There is a downside with such great deals available for only this one day however; the stores are packed, full of bargain hungry consumers and it can get a big aggressive.

Last year on Black Friday, I headed to a store to get my hands on some 50 percent off boots. The doors opened at midnight on Friday so I made sure to get there early enough.

As soon as the doors opened, a whole crowd of determined people sprinted to the shoe department and pushed and shoved their way through. I am usually pretty good with large crowds, but not that day.

I ended up with my head between my knees sitting in the corner of the department store having a panic attack from all the chaos.
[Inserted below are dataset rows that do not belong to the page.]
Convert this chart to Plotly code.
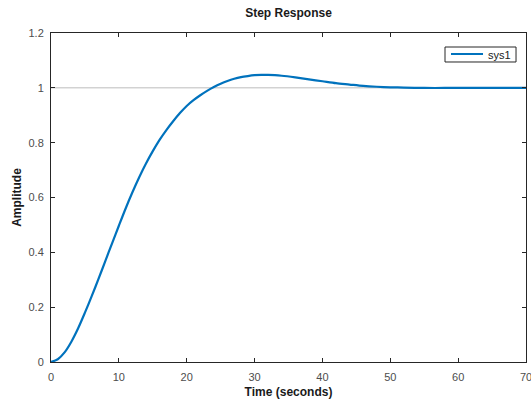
import plotly.graph_objects as go

# Step response samples
time_s = [0, 1, 2, 3, 4, 5, 6, 7, 8, 9, 10, 11, 12, 13, 14, 15, 16, 17, 18, 19,
          20, 21, 22, 23, 24, 25, 26, 27, 28, 29, 30, 31, 32, 33, 34, 36, 38, 40,
          42, 44, 46, 48, 50, 52, 55, 58, 62, 66, 70]
amplitude = [0.0, 0.01, 0.035, 0.074, 0.123, 0.18, 0.24, 0.303, 0.368, 0.433, 0.497,
             0.56, 0.619, 0.674, 0.724, 0.769, 0.81, 0.846, 0.878, 0.908, 0.934,
             0.955, 0.973, 0.989, 1.003, 1.015, 1.025, 1.033, 1.039, 1.043, 1.046,
             1.047, 1.047, 1.046, 1.044, 1.038, 1.031, 1.024, 1.017, 1.012, 1.007,
             1.004, 1.002, 1.001, 0.9995, 0.9995, 0.9998, 1.0, 1.0]
steady_state = [1.0, 1.0]
steady_t = [0, 70]
series_name = "sys1"

x_ticks = [0, 10, 20, 30, 40, 50, 60, 70]
y_ticks = [0, 0.2, 0.4, 0.6, 0.8, 1.0, 1.2]
y_tick_text = ["0", "0.2", "0.4", "0.6", "0.8", "1", "1.2"]

FONT = "Liberation Sans, Arial"
LINE_COLOR = "#0072BD"

fig = go.Figure()
fig.add_trace(go.Scatter(x=steady_t, y=steady_state, mode="lines",
                         line=dict(color="#bdbdbd", width=1),
                         showlegend=False, hoverinfo="skip"))
fig.add_trace(go.Scatter(x=time_s, y=amplitude, mode="lines", name=series_name,
                         line=dict(color=LINE_COLOR, width=2.2, shape="spline", smoothing=0.8),
                         showlegend=False))

axis_common = dict(showgrid=False, zeroline=False, showline=True, mirror="ticks",
                   linecolor="#262626", linewidth=1, ticks="inside", ticklen=4,
                   tickcolor="#262626", automargin=False, ticklabeloverflow="allow",
                   tickfont=dict(family=FONT, size=11, color="#4d4d4d"))

# MATLAB-style legend box (compact)
fig.add_shape(type="rect", xref="paper", yref="paper",
              x0=0.8295, x1=0.979, y0=0.9119, y1=0.9574,
              line=dict(color="#262626", width=1), fillcolor="white", layer="above")
fig.add_shape(type="line", xref="paper", yref="paper",
              x0=0.8421, x1=0.9095, y0=0.9362, y1=0.9362,
              line=dict(color=LINE_COLOR, width=2.2), layer="above")
fig.add_annotation(text=series_name, xref="paper", yref="paper",
                   x=0.9158, y=0.9346, xanchor="left", yanchor="middle",
                   showarrow=False, font=dict(family=FONT, size=11, color="#1a1a1a"))

fig.update_layout(
    width=531, height=404,
    margin=dict(l=51, r=5, t=33, b=42),
    paper_bgcolor="white", plot_bgcolor="white",
    title=dict(text="<b>Step Response</b>", x=0.5, xref="paper", xanchor="center",
               y=1 - 13 / 404, yanchor="middle",
               font=dict(family=FONT, size=12, color="#1a1a1a")),
    xaxis=dict(range=[0, 70], tickvals=x_ticks, ticklabelstandoff=5,
               title=dict(text="<b>Time (seconds)</b>", standoff=5,
                          font=dict(family=FONT, size=12, color="#1a1a1a")),
               **axis_common),
    yaxis=dict(range=[0, 1.2], tickvals=y_ticks, ticktext=y_tick_text,
               ticklabelstandoff=4,
               title=dict(text="<b>Amplitude</b>", standoff=4,
                          font=dict(family=FONT, size=12, color="#1a1a1a")),
               **axis_common),
    showlegend=False,
)

fig.write_html("out.html", config={"displayModeBar": False},
               post_script="document.body.style.margin='0';")
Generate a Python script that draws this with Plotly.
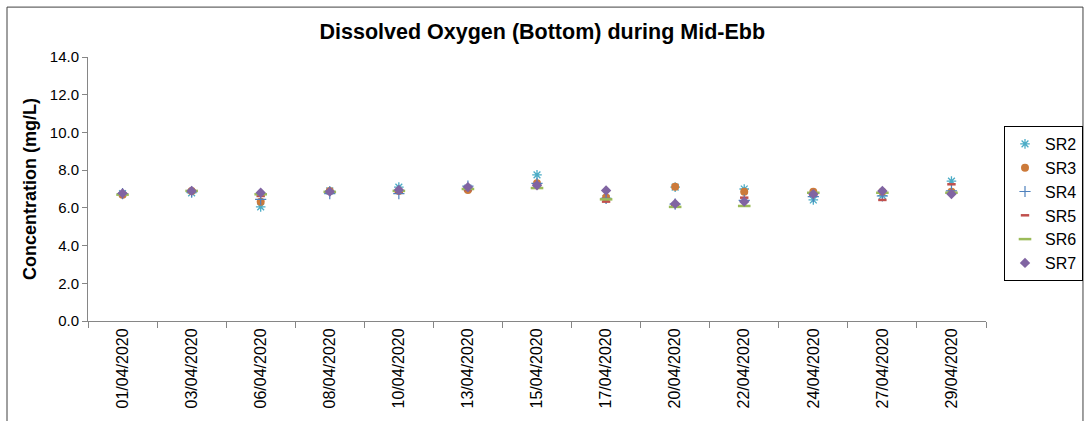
import plotly.graph_objects as go

dates = ["01/04/2020", "03/04/2020", "06/04/2020", "08/04/2020", "10/04/2020",
         "13/04/2020", "15/04/2020", "17/04/2020", "20/04/2020", "22/04/2020",
         "24/04/2020", "27/04/2020", "29/04/2020"]

sr2 = [6.75, 6.8, 6.05, 6.9, 7.1, 7.05, 7.75, 6.5, 7.1, 7.0, 6.42, 6.65, 7.42]
sr3 = [6.7, 6.9, 6.33, 6.9, 6.9, 6.95, 7.3, 6.55, 7.12, 6.86, 6.85, 6.85, 6.86]
sr4 = [6.75, 6.85, 6.45, 6.75, 6.75, 7.15, 7.3, 6.5, 6.2, 6.4, 6.6, 6.63, 6.9]
sr5 = [6.75, 6.9, 6.63, 6.85, 6.85, 6.95, 7.2, 6.33, 6.15, 6.54, 6.7, 6.42, 7.25]
sr6 = [6.7, 6.9, 6.72, 6.85, 6.9, 7.0, 7.05, 6.45, 6.05, 6.1, 6.8, 6.8, 6.8]
sr7 = [6.77, 6.9, 6.8, 6.86, 6.95, 7.1, 7.2, 6.92, 6.22, 6.33, 6.73, 6.89, 6.73]

series = [
    ("SR2", sr2, dict(symbol="asterisk-open", size=8, color="#4BACC6", line=dict(width=1.3, color="#3E9CB4"))),
    ("SR3", sr3, dict(symbol="circle", size=8, color="#CC7A3A", line=dict(width=0))),
    ("SR4", sr4, dict(symbol="cross-thin-open", size=8, color="#4F81BD", line=dict(width=1.2, color="#4F81BD"))),
    ("SR5", sr5, dict(symbol="line-ew-open", size=6, color="#C0504D", line=dict(width=2.5, color="#C0504D"))),
    ("SR6", sr6, dict(symbol="line-ew-open", size=9, color="#9BBB59", line=dict(width=2.5, color="#9BBB59"))),
    ("SR7", sr7, dict(symbol="diamond", size=8, color="#8064A2", line=dict(width=0))),
]

fig = go.Figure()
for name, vals, mk in series:
    fig.add_trace(go.Scatter(x=dates, y=vals, mode="markers", name=name, marker=mk))

FONT = "Liberation Sans, Arial, sans-serif"
fig.update_layout(
    width=1090, height=421,
    margin=dict(l=88, r=104, t=57, b=100, autoexpand=False),
    paper_bgcolor="white", plot_bgcolor="white",
    font=dict(family=FONT, color="black"),
    title=dict(text="<b>Dissolved Oxygen (Bottom) during Mid-Ebb</b>",
               x=0.4975, xanchor="center", y=0.925, yanchor="middle",
               font=dict(size=21.5, family=FONT)),
    showlegend=True,
    legend=dict(x=(1004 - 88) / 898, xref="paper", xanchor="left",
                y=(321 - 126) / 264, yanchor="top",
                bordercolor="black", borderwidth=1, font=dict(size=16),
                tracegroupgap=0, itemwidth=30),
    shapes=[dict(type="rect", xref="paper", yref="paper", x0=-0.0902, x1=1.108,
                 y0=-0.5, y1=1.189, line=dict(color="#404040", width=1))],
)

fig.update_xaxes(type="category", range=[-0.5, len(dates) - 0.5],
                 showline=True, linecolor="#868686", linewidth=1,
                 ticks="outside", tickson="boundaries", ticklen=6, tickcolor="#868686",
                 tickangle=-90, tickfont=dict(size=16), showgrid=False, automargin=False)
fig.update_yaxes(range=[0, 14], dtick=2, tickformat=".1f", showline=True,
                 linecolor="#868686", linewidth=1, ticks="outside", ticklen=5,
                 tickcolor="#868686", showgrid=False, zeroline=False,
                 tickfont=dict(size=15), automargin=False,
                 title=dict(text="<b>Concentration (mg/L)</b>", font=dict(size=18), standoff=8))

fig.write_html("out.html", config={"displayModeBar": False},
               post_script="document.body.style.margin='0';document.body.style.overflow='hidden';")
An issue with stores opening at midnight on Friday is that people are skipping their Thanksgiving dinners and missing quality family time by standing in line at the mall trying to get their hands on the best possible deals.  

I’m guilty in this having left Thanksgiving dinner early just so I could go to the mall and get 50 percent off sweaters at American Eagle or snatch $10 bralettes at Victoria’s Secret.

I will never forget the disappointed and saddened look on my grandma’s face when I stood up from the dinner table immediately after I finished my meal and put on my jacket to head to the mall.

People are forgetting what is important in the holidays: It’s about spending time with family and being with loved ones.

Malls have already started to see this issue and have changed opening times so that families can stay together on Thanksgiving rather than be shopping.

This is another reason for Cyber Monday’s creation. People can now participate in all the fantastic deals with just a click of the mouse. Shopping online is much faster and safer than going to malls at late hours and being trampled by crazy money savers. It’s definitely better than waiting in line.

My message to you all is to take a step back and evaluate your priorities. I’m not asking you to stop shopping on Black Friday altogether because of course you should participate in all the great deals.

Perhaps, think about your family and the true meaning of Thanksgiving. If you must shop then shop online for ten minutes in the comfort of your own living room while surrounded by loved ones (where you won’t get trampled, may I add).